Let $X_{1}, \ldots, X_{n}$ be independent, identically distributed random variables with

$$\mathbb{P}\left(X_{i}=1\right)=\theta=1-\mathbb{P}\left(X_{i}=0\right)$$

where $\theta$ is an unknown parameter, $0<\theta<1$, and $n \geqslant 2$. It is desired to estimate the quantity $\phi=\theta(1-\theta)=n \operatorname{Var}\left(\left(X_{1}+\cdots+X_{n}\right) / n\right)$.

(i) Find the maximum-likelihood estimate, $\hat{\phi}$, of $\phi$.
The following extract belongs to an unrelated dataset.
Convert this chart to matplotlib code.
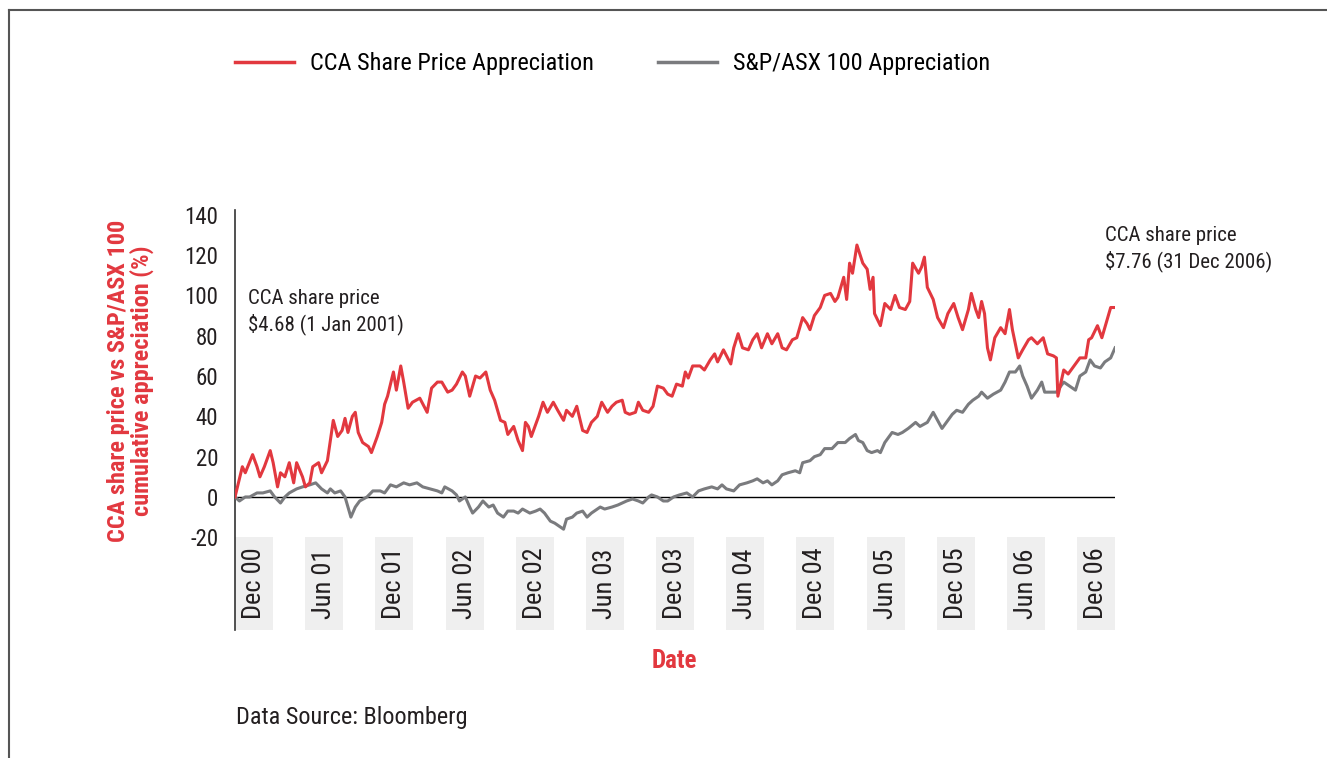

(ii) Show that $\hat{\phi}_{1}=X_{1}\left(1-X_{2}\right)$ is an unbiased estimate of $\phi$ and hence, or otherwise, obtain an unbiased estimate of $\phi$ which has smaller variance than $\hat{\phi}_{1}$ and which is a function of $\hat{\phi}$.

(iii) Now suppose that a Bayesian approach is adopted and that the prior distribution for $\theta, \pi(\theta)$, is taken to be the uniform distribution on $(0,1)$. Compute the Bayes point estimate of $\phi$ when the loss function is $L(\phi, a)=(\phi-a)^{2}$.

[You may use that fact that when $r, s$ are non-negative integers,

$$\left.\int_{0}^{1} x^{r}(1-x)^{s} d x=r ! s ! /(r+s+1) !\right]$$